Commissioners have already expressed support for dredging the ferry channel, which, before the B. Cameron Langston Bridge was built, was home to ferries that provided a way for people to get from the western Carteret mainland to Emerald Isle. It’s now used by recreational boaters, who say navigation is tricky.
The board is also very interested in getting Deer Creek dredged, in part because of a siltation problem that increased when a stormwater management project constructed by the North Carolina Coastal Federation in 2016 failed during and after Hurricane Florence’s torrential rains in September 2018. The flooding rains eroded a berm that separated two stretches of engineered wetlands, one at Cape Carteret Baptist Church and the other at the adjacent Cape Carteret Presbyterian Church on Highway 24.
The federation, an environmental group based in the Ocean community, said the wetlands still serve their primary function of filtering pollutants that flow in from stormwater runoff from adjacent Highway 24, but has acknowledged the problem.
Although the federation has been working with the North Carolina Department of Transportation to fix the berm, the effort hasn’t started and siltation has increased dramatically in the segment of Deer Creek east of Yaupon Drive, according to town officials.
It’s gotten to the point where there’s a sandbar, which, particularly at low tide, makes navigation difficult if not impossible for all but the smallest boats.
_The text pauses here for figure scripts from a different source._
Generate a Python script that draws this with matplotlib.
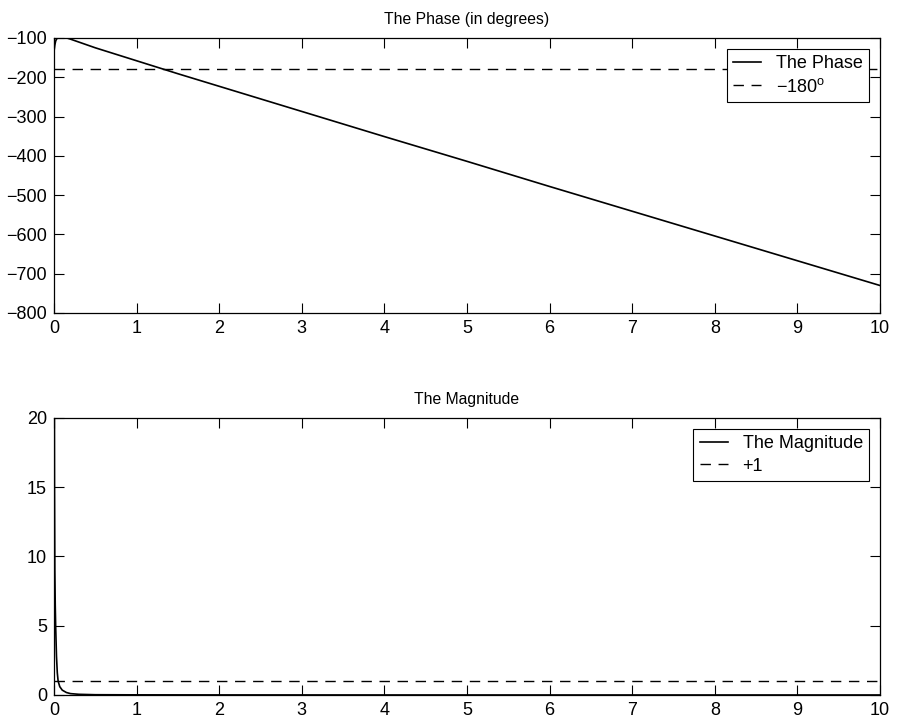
import matplotlib.pyplot as plt

plt.rcParams['font.family'] = ['Liberation Sans', 'DejaVu Sans']
plt.rcParams['mathtext.fontset'] = 'custom'
plt.rcParams['mathtext.rm'] = 'Liberation Sans'
plt.rcParams['mathtext.it'] = 'Liberation Sans:italic'

# phase curve (degrees)
w_phase = [0, 0.005, 0.01, 0.02, 0.03, 0.05, 0.07, 0.11, 0.2, 0.5, 1, 1.5, 2, 3, 4, 5, 6, 7, 8, 9, 10]
phase = [-135, -126, -118, -108, -103, -99, -97, -97, -103, -125, -158, -191, -223, -287,
         -351, -414, -478, -541, -604, -667, -730]

# magnitude curve
w_mag = [0, 0.003, 0.006, 0.01, 0.015, 0.02, 0.03, 0.04, 0.05, 0.07, 0.1, 0.15, 0.2, 0.3, 0.5, 1, 2, 4, 6, 8, 10]
mag = [40, 25, 15, 9, 6.5, 5, 2.8, 1.6, 1.0, 0.6, 0.35, 0.18, 0.1, 0.05, 0.02, 0.01, 0.005, 0.002, 0.001, 0.001, 0.001]

x_lim = [0, 10]
ref_phase = -180
ref_mag = 1

fig = plt.figure(figsize=(8.97, 7.22), dpi=100)
ax1 = fig.add_axes([0.0602, 0.5665, 0.9208, 0.3809])
ax2 = fig.add_axes([0.0602, 0.0374, 0.9208, 0.3837])


def style(ax):
    ax.tick_params(direction='in', length=7, width=0.8, top=True, right=True,
                   labelsize=13, pad=5)
    for s in ax.spines.values():
        s.set_linewidth(0.9)


def legend(ax):
    leg = ax.legend(loc='upper right', fontsize=13, fancybox=False, edgecolor='black',
                    framealpha=1, handlelength=1.58, handletextpad=0.8,
                    borderaxespad=0.6, borderpad=0.35, labelspacing=0.3)
    leg.get_frame().set_linewidth(0.8)


dash = (0, (7.5, 5.5))

ax1.plot(w_phase, phase, color='black', lw=1.2, label='The Phase')
ax1.plot(x_lim, [ref_phase, ref_phase], color='black', lw=1.0, ls=dash,
         label='\u2212180$^{\\rm o}$')
ax1.set_xlim(0, 10)
ax1.set_ylim(-800, -100)
ax1.set_xticks(range(0, 11))
ax1.set_yticks(range(-800, 0, 100))
ax1.set_title('The Phase (in degrees)', fontsize=11.3, pad=10)
style(ax1)
legend(ax1)

ax2.plot(w_mag, mag, color='black', lw=1.2, label='The Magnitude')
ax2.plot(x_lim, [ref_mag, ref_mag], color='black', lw=1.0, ls=dash, label='+1')
ax2.set_xlim(0, 10)
ax2.set_ylim(0, 20)
ax2.set_xticks(range(0, 11))
ax2.set_yticks([0, 5, 10, 15, 20])
ax2.set_title('The Magnitude', fontsize=11.3, pad=10)
style(ax2)
legend(ax2)

fig.savefig('out.png', dpi=100)
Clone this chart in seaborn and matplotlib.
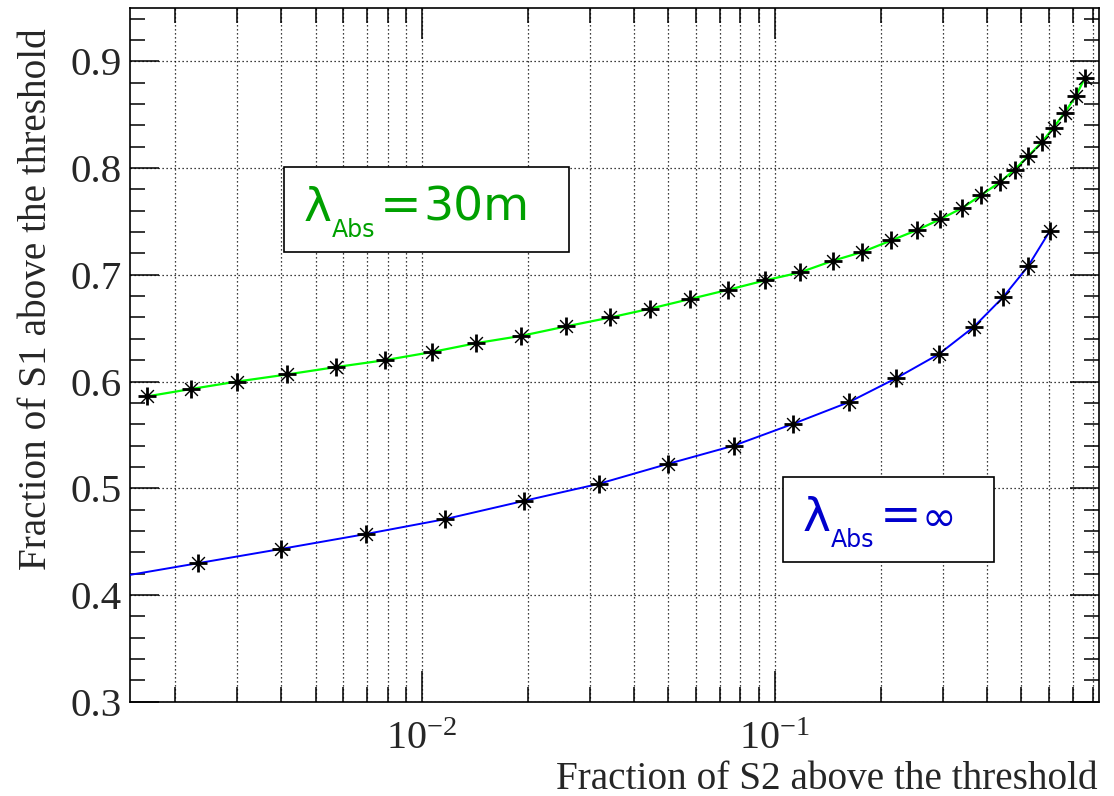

Water is sometimes virtually stagnant, town officials continued.
Commissioner Don Miller during the meeting called it a serious environmental issue.
“Something needs to be done,” he said, “and this (county project) is a unique opportunity.”
The county has already spent about $180,000, with two-thirds of that from a state grant, on engineering and planning for the Old Ferry Channel/Deer Creek project.
Rudolph said dredging Old Ferry Channel and Deer Creek adequately under the county’s latest plan could cost close to $1 million, with one third of that paid by the state, one third by the county and one third from “local participation.”
The county, he said, “is committed to the project” in one form or another.
“We went big on it (the effort to get the permits),” Rudolph said, but can narrow it to whatever everyone involved thinks is most needed and affordable.